Plotting code records:
>> start

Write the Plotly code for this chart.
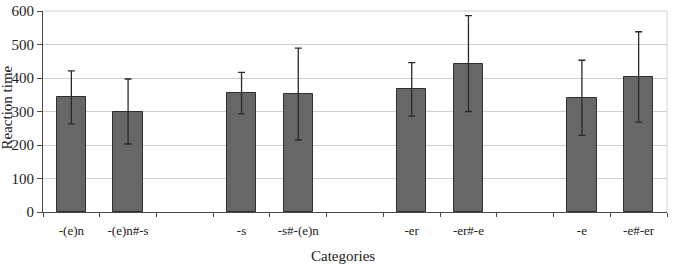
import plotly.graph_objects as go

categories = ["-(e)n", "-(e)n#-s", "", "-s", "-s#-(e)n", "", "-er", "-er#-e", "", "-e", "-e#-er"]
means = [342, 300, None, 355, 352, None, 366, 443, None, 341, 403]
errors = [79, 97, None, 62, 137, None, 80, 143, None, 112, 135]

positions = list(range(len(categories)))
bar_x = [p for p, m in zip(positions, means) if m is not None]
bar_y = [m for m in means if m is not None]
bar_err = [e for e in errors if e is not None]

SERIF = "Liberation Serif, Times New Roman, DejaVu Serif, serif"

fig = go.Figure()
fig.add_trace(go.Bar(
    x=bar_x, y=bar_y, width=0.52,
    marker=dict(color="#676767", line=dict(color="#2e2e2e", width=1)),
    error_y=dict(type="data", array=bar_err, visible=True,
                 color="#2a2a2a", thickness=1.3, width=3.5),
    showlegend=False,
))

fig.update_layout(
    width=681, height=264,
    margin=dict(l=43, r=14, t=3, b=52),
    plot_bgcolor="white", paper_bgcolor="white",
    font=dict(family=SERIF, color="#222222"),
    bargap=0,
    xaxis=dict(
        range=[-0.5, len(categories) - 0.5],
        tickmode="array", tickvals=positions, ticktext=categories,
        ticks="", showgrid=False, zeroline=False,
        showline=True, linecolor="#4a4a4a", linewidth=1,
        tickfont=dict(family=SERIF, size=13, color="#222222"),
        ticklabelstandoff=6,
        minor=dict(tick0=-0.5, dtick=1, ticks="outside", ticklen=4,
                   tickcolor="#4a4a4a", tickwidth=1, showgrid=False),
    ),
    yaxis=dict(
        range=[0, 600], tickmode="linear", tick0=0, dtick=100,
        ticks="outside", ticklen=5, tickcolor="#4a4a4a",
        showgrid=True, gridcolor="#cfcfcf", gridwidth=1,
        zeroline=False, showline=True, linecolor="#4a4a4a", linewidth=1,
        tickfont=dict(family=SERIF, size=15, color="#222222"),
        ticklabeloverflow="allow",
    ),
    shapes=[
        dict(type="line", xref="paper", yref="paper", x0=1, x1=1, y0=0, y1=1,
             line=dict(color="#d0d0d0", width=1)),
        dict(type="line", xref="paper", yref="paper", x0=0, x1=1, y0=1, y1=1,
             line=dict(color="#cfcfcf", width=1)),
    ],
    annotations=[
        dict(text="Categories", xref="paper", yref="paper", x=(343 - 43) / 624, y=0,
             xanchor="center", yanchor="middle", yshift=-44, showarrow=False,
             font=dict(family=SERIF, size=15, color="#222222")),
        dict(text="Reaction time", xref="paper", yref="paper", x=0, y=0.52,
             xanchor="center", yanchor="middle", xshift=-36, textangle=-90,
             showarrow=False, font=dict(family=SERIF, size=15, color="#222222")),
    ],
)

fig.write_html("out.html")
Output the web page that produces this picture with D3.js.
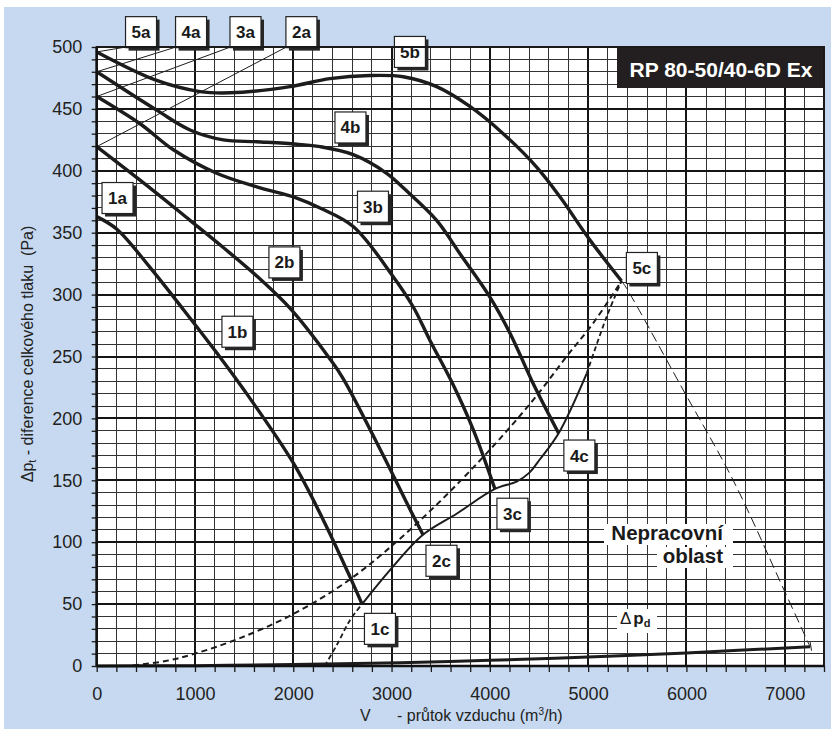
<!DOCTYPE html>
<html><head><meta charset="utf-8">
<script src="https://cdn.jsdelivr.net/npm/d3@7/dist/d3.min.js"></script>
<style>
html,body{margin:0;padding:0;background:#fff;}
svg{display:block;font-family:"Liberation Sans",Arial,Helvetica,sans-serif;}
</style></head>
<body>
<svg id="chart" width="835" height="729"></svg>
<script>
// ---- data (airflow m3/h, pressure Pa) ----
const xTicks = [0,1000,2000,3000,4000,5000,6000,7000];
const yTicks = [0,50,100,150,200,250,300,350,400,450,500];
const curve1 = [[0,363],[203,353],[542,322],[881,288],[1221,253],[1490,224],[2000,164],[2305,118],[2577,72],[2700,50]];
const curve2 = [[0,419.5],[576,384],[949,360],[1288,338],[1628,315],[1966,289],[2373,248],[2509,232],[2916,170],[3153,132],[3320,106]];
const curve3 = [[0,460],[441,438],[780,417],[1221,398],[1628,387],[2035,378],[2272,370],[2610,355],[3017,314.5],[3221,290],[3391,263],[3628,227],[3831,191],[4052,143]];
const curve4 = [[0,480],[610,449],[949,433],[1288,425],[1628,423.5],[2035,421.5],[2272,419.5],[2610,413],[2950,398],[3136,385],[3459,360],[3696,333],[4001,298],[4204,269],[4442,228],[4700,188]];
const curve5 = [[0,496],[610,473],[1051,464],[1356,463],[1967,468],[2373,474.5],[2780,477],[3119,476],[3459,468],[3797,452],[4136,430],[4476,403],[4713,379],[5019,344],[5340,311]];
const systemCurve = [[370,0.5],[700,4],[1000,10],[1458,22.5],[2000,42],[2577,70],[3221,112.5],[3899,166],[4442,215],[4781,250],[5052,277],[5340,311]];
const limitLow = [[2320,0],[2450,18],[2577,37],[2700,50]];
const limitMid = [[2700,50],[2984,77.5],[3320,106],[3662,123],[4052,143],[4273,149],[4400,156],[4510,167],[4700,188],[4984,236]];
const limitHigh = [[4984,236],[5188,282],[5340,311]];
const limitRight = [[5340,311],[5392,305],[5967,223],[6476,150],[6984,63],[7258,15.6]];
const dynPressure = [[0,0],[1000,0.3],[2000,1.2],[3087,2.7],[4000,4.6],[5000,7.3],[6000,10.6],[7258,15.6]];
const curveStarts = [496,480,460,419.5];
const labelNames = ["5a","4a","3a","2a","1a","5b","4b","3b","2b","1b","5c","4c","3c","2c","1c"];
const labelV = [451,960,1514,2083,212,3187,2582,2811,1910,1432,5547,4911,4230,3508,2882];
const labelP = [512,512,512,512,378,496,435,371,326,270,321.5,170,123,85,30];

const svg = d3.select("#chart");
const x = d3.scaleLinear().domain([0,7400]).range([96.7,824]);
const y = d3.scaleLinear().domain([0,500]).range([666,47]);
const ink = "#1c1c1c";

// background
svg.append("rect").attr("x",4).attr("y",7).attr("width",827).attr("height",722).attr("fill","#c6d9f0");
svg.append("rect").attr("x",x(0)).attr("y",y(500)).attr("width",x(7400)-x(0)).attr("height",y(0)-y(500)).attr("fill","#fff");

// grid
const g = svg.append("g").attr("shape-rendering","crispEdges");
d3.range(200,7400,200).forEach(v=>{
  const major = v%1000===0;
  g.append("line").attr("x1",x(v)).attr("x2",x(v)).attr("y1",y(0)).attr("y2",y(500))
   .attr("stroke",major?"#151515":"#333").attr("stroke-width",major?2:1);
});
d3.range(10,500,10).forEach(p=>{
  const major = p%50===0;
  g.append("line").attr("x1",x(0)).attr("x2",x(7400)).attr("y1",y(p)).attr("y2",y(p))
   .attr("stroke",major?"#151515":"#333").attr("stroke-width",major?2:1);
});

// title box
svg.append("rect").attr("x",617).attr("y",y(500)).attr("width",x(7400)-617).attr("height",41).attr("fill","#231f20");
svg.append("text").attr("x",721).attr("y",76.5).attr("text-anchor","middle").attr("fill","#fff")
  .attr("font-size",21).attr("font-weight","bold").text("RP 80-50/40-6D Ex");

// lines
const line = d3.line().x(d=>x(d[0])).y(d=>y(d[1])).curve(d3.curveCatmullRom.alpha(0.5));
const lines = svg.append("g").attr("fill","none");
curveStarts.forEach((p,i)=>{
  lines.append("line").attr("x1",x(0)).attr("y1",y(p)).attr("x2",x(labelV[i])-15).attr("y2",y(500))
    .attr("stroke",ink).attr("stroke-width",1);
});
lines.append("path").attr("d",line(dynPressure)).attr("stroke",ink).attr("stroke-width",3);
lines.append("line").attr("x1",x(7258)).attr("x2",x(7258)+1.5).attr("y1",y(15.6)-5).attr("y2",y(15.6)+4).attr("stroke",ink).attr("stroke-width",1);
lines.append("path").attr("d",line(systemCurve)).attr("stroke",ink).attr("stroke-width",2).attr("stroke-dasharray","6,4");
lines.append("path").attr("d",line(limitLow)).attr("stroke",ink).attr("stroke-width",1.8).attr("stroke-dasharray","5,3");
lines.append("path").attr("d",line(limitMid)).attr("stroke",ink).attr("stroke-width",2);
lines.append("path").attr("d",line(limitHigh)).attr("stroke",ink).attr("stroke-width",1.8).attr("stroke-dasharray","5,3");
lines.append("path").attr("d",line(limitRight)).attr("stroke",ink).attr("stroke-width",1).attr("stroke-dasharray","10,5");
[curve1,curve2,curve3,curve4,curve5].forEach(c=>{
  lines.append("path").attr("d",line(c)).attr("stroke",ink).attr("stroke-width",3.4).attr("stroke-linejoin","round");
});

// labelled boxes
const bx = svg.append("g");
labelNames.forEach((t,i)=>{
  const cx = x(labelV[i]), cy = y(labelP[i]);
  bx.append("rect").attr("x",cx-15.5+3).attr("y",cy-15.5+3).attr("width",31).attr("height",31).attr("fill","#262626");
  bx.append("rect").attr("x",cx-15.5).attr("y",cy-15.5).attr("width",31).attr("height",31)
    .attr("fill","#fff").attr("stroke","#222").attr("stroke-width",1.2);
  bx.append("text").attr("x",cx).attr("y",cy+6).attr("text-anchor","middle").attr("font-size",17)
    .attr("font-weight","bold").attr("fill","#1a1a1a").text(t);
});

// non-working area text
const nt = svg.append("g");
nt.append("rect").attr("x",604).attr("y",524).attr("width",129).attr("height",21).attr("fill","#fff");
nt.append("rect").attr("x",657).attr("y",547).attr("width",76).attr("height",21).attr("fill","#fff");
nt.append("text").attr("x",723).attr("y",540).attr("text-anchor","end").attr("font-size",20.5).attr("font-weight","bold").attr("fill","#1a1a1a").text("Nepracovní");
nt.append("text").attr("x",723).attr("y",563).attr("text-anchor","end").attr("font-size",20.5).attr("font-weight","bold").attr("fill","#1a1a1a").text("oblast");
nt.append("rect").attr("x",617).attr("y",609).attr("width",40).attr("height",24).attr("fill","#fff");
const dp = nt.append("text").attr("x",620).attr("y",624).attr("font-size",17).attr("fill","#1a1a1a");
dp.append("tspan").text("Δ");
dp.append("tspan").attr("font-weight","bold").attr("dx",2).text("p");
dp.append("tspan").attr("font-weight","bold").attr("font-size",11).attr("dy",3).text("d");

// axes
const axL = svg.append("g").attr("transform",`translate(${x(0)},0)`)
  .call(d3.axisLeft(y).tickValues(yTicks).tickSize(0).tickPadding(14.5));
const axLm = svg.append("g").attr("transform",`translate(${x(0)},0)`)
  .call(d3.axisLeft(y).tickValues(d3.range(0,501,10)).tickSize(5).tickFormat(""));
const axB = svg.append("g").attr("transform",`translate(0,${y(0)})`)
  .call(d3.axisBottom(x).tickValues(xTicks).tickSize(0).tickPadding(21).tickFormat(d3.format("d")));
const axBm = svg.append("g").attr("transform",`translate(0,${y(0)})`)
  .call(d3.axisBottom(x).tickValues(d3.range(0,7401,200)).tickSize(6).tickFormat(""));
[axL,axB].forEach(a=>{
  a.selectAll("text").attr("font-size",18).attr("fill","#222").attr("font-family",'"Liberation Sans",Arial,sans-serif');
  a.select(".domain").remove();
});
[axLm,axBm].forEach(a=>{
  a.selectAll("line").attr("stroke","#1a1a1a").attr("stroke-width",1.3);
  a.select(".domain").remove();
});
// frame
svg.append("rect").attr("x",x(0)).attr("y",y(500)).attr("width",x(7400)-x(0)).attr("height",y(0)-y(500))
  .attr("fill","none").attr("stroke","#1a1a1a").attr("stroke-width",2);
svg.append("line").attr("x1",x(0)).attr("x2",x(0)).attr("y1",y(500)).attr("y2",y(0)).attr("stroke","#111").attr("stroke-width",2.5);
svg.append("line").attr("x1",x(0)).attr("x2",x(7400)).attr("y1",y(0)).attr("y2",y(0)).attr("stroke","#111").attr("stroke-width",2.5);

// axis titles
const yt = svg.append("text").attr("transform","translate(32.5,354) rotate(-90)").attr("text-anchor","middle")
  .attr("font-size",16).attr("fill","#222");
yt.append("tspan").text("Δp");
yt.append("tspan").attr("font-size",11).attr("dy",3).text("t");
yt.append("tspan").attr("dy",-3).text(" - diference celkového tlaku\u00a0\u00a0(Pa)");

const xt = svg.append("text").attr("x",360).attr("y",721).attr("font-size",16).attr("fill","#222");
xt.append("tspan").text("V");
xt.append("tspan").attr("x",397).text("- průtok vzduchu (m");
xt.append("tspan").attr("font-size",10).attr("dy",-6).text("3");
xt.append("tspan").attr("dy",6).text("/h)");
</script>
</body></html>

>> end

Starting at the first line of the records above, set down each line exactly through the one that holds "Serif, Times New". Omit pictures.

Write the Plotly code for this chart.
import plotly.graph_objects as go

categories = ["-(e)n", "-(e)n#-s", "", "-s", "-s#-(e)n", "", "-er", "-er#-e", "", "-e", "-e#-er"]
means = [342, 300, None, 355, 352, None, 366, 443, None, 341, 403]
errors = [79, 97, None, 62, 137, None, 80, 143, None, 112, 135]

positions = list(range(len(categories)))
bar_x = [p for p, m in zip(positions, means) if m is not None]
bar_y = [m for m in means if m is not None]
bar_err = [e for e in errors if e is not None]

SERIF = "Liberation Serif, Times New Roman, DejaVu Serif, serif"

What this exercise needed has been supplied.